As regular readers of this newsletter and our Viewpoint magazine will know, we have had concerns over fixed income investments for some time now. As Iain Stealey, co-manager of JPM Strategic Bond reiterated recently: “Fixed income investors have a problem. They need bonds to counter volatility and provide income, but interest rates are going to rise, which means they are sure to be vulnerable to losses.” But what are the alternatives?

First a word on bonds. Interest rates in the US and UK really only have one way to go, so government bonds issued by these countries are looking unattractive. In Europe there are pockets of value, as interest rates could be lowered, or are at least less likely to rise.

Corporate bonds – those issued by companies – are also looking stretched and opportunities are becoming harder to find. Even high yield bonds (those that are more risky), where there was value a few months ago, are now looking expensive. This area is still the least exposed to interest rate rises, but stock selection will remain key and bond fund managers, who were overweight in this area, are now starting to cut back.

There are more opportunities opening up in emerging market bonds, which were hit heavily when the US announced they would start slowing quantitative easing. However, for most private investors, particularly those simply seeking an income, we believe this asset class is probably too far up the risk scale. Far better, perhaps to let a strategic bond fund manager dip their toe in selectively.

Dividend-paying equities have been popular amongst income investors, prepared to take on a bit more risk, for a couple of years now. The result of this popularity has been that these companies, in most developed markets, are now looking on the expensive side. That said, we believe that, with an ageing population, there is a structural change taking place around the world that means income will remain in demand for the long term. So while these stocks are not attractive on valuations, they are likely to remain popular amongst income investors.

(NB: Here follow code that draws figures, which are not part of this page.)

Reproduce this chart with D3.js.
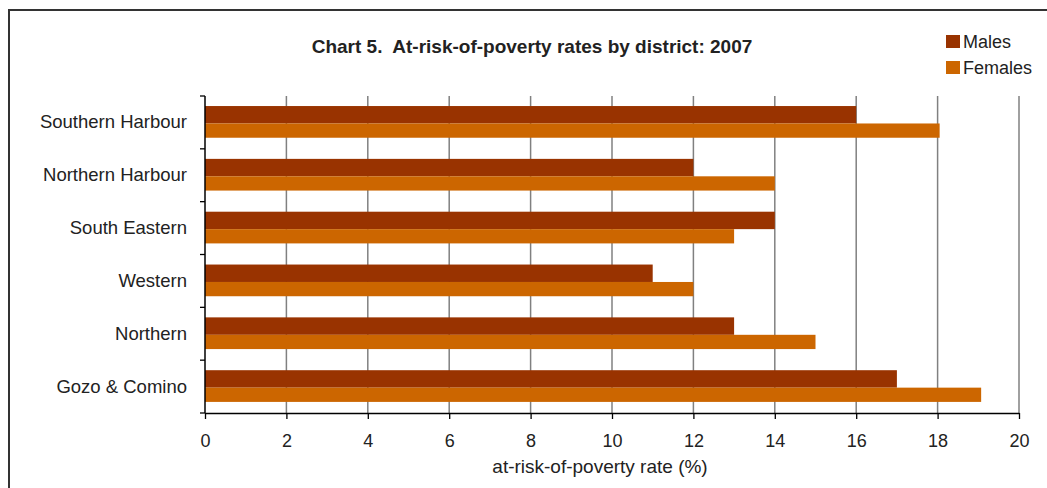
<!DOCTYPE html>
<html><head><meta charset="utf-8">
<script src="https://cdn.jsdelivr.net/npm/d3@7"></script>
<style>body{margin:0;background:#fff}svg{display:block;font-family:"Liberation Sans",Arial,sans-serif}</style>
</head><body><svg id="c" width="1047" height="488"></svg>
<script>
const categories = ["Southern Harbour","Northern Harbour","South Eastern","Western","Northern","Gozo & Comino"];
const males = [16,12,14,11,13,17];
const females = [18.05,14,13,12,15,19.07];
const xTicks = [0,2,4,6,8,10,12,14,16,18,20];
const seriesNames = ["Males","Females"];
const colors = ["#993300","#CC6600"];

const svg = d3.select("#c");
// frame
svg.append("rect").attr("x",9).attr("y",10).attr("width",1060).attr("height",500)
  .attr("fill","none").attr("stroke","#333").attr("stroke-width",2);

const L=205, R=1019, T=96, B=413;
const x = d3.scaleLinear().domain([0,20]).range([L,R]);
const y = d3.scaleBand().domain(categories).range([T,B]).padding(0);
const bw = y.bandwidth();

// gridlines
svg.append("g").selectAll("line").data(xTicks.slice(1)).join("line")
  .attr("x1",d=>x(d)).attr("x2",d=>x(d)).attr("y1",T).attr("y2",B)
  .attr("stroke","#808080").attr("stroke-width",1.5);

// bars
const g = svg.append("g");
g.selectAll("rect.m").data(categories).join("rect").attr("class","m")
  .attr("x",x(0)).attr("y",d=>y(d)+bw*0.19).attr("height",bw*0.33)
  .attr("width",(d,i)=>x(males[i])-x(0)).attr("fill",colors[0]);
g.selectAll("rect.f").data(categories).join("rect").attr("class","f")
  .attr("x",x(0)).attr("y",d=>y(d)+bw*0.52).attr("height",bw*0.27)
  .attr("width",(d,i)=>x(females[i])-x(0)).attr("fill",colors[1]);

// x axis
const xa = svg.append("g").attr("transform",`translate(0,${B})`)
  .call(d3.axisBottom(x).tickValues(xTicks).tickSize(6).tickSizeOuter(0).tickPadding(15));
xa.select(".domain").attr("stroke","#000").attr("stroke-width",1.5);
xa.selectAll(".tick line").attr("stroke","#000").attr("stroke-width",1.3);
xa.selectAll("text").attr("font-size",18).attr("fill","#222").attr("font-family","Liberation Sans, Arial, sans-serif");

// y axis with ticks at band boundaries
svg.append("line").attr("x1",L).attr("x2",L).attr("y1",T).attr("y2",B).attr("stroke","#000").attr("stroke-width",1.5);
const bounds = categories.map(c=>y(c)).concat([B]);
svg.append("g").selectAll("line").data(bounds).join("line")
  .attr("x1",L-5).attr("x2",L).attr("y1",d=>d).attr("y2",d=>d).attr("stroke","#000").attr("stroke-width",1.3);
svg.append("g").selectAll("text").data(categories).join("text")
  .attr("x",187).attr("y",d=>y(d)+bw/2+6).attr("text-anchor","end")
  .attr("font-size",18.5).attr("fill","#222").text(d=>d);

// axis title
svg.append("text").attr("x",600).attr("y",473).attr("text-anchor","middle")
  .attr("font-size",19).attr("fill","#222").text("at-risk-of-poverty rate (%)");
// chart title
svg.append("text").attr("x",532).attr("y",53).attr("text-anchor","middle")
  .attr("font-size",19).attr("font-weight","bold").attr("fill","#222")
  .style("white-space","pre")
  .text("Chart 5.  At-risk-of-poverty rates by district: 2007");

// legend
const lg = svg.append("g");
seriesNames.forEach((s,i)=>{
  lg.append("rect").attr("x",946).attr("y",35+i*26).attr("width",14).attr("height",13).attr("fill",colors[i]);
  lg.append("text").attr("x",963).attr("y",48+i*26).attr("font-size",18).attr("fill","#222").text(s);
});
</script></body></html>
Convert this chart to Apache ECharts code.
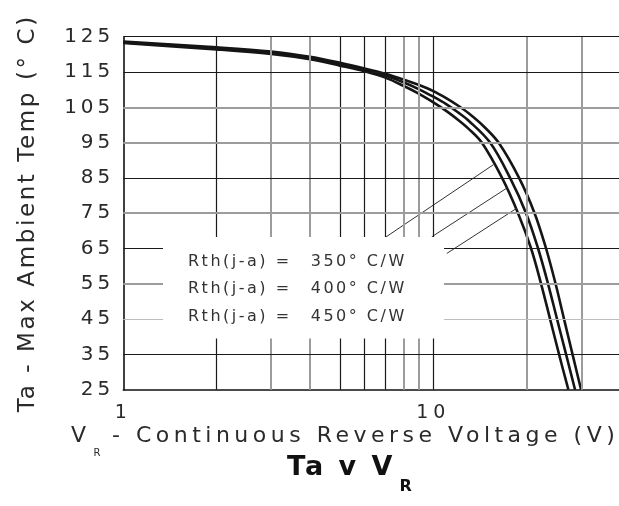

Higher-yielding emerging market equities are the only area looking good value, but again there is considerably more risk involved in this asset class, so investors need to be fully aware of this before deciding to allocate too much money their way.

Finally, commercial property is still looking attractive both in terms of future growth and for income in our view. The London property market may well be overheating, but elsewhere in the country the story is not the same. As an asset class it has lagged since the financial crisis began, but the outlook is now looking much better.